WILLIAM P. [???], Foreman; Charles H. Test, George Moon, Wm. A. Montgomery, James Blake, T.B. McCarty, Daniel Sigler, Leonidas Sexton, Ben. G. Stout, James Hill, Daniel Sagre, H.D.Scott, Robt. Parrett, Fred. S. Brown.

Wednesday, December 4, 2013

SAN BERNARDINO: Knights of the Civil War


Gen. Edwin "Bull Head" Sumner sent troops to San Bernardino to discourage the Knights of the Golden Circle.
Spies were everywhere.
Rumors snaked through communities, growing as they went.
People wondered whose side their neighbors were on.
Lawmakers moved to break California in two.
And members of a shadow society crept into positions of power.
In 1861, the mood on the cusp of the Civil War was anything but detached in San Bernardino County. The balance between Northern and Southern sympathizers in the state, and especially in Southern California, was tenuous. At the turmoil’s center was Holcomb Valley.
In his book, “Los Angeles in Civil War Days,” John Robinson recounts some of the goings-on.
On June 3, he writes, Edwin A. Sherman, the editor of a Unionist paper called the San Bernardino Patriot, wrote a letter to Gen. Edwin “Bull Head” Sumner, commander of the Department of the Pacific, warning him of sedition in the thriving gold mining area near Big Bear Lake.
“Secret meetings continue to be held all over this lower country, and secession and disunion are boldly avowed in our streets,” Sherman wrote. “Shooting continues to be the order of the day, and drunken desperadoes and Southern cutthroats damn the Stars and Stripes and endeavor to create disturbances most of the time.”

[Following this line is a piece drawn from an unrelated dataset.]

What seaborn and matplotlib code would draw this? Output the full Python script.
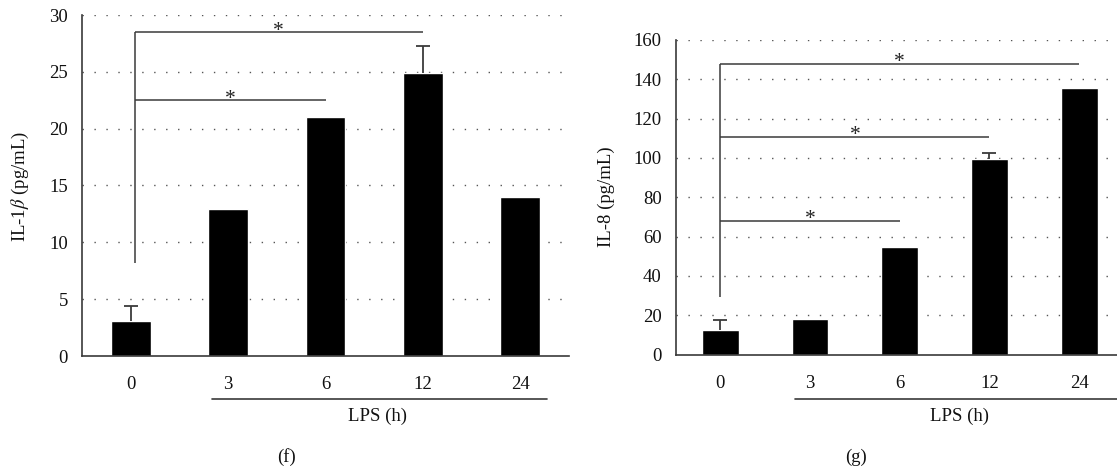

Another paper, the Southern News, claimed 200 secessionists were prepared to march into Los Angeles and seize the government stores there, Robinson recounts. By the time the news reached Northern California, the 200 men had grown to 2,000.

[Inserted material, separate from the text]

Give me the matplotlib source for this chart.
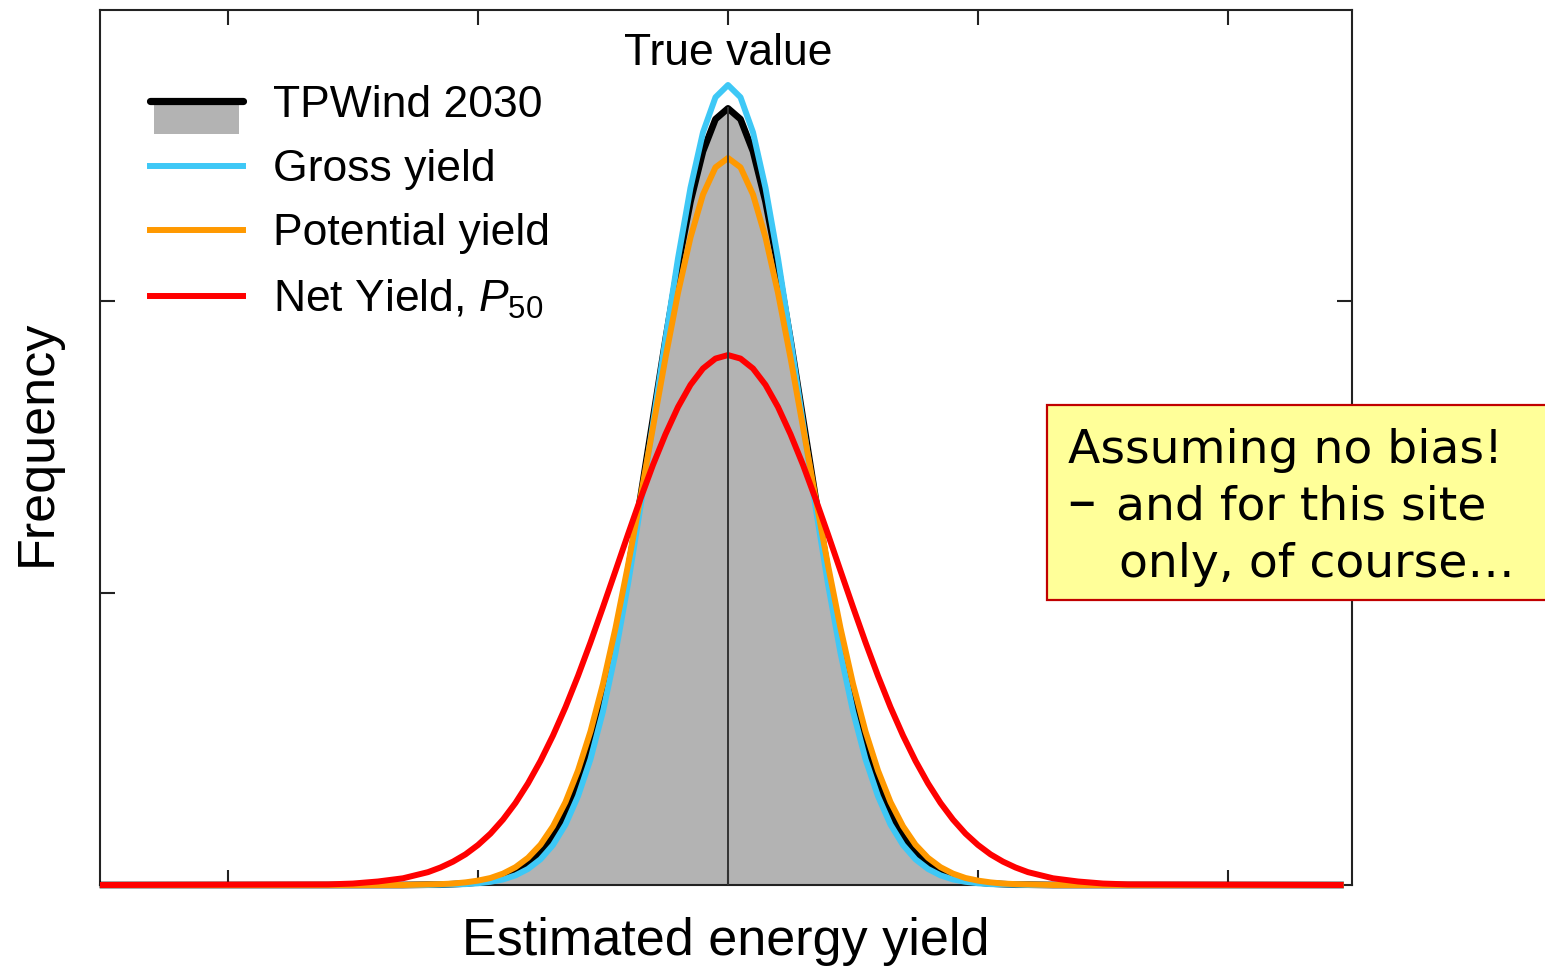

And amid such rumors was the name of the Knights of the Golden Circle. Estimates of the group’s size in California range as high as 100,000. Robinson thinks 16,000 is a more realistic number. The bulk of the membership was in Southern California.
The history of the secret society goes as far back as 1835. By the 1850s, it had established a huge following in the South. Its goals were not just to preserve the South but to expand it by taking over Mexico.
In part, the group saw it as a duty to help the Mexican people by “Americanizing” them. But there were other, probably larger, motivations as well.
Addressing a convention of the knights in North Carolina in 1860, the group’s president, George Bickley, told the gathering that some of its members were already working with people in Mexico “to infuse such an American element in that country as will lead to the establishment of a permanent and just government.”
Bickely envisioned 15,000 Knights of the Golden Circle invading and capturing Vera Cruz. The move, he said, would divert attention from the saber-rattling of the North and South.
He also believed a conquered Mexico would be apportioned into 25 new states that would align with the South, overwhelmingly tipping the balance of power.
The knights also planned to covertly infiltrate the stronghold of the North. Part of this strategy was successful in California, particularly in San Francisco and the Central Valley, where members held key military and political positions.
But other than encouraging and aiding bands of volunteers in making their way to Arizona Territory and Texas to enlist, the group never took any cohesive action in California. The fear that they might, however, was widespread.
In his eventual response to Sherman’s letter, Sumner sent two companies to San Bernardino under the direction of Maj. William Ketchum. Hearing rumors of an impending attack, Ketchum urgently requested reinforcements.
Those reinforcements never arrived, and, as with much of the hype about the Knights of the Golden Circle, neither did the attack.
It was one fight the city managed to stay out of.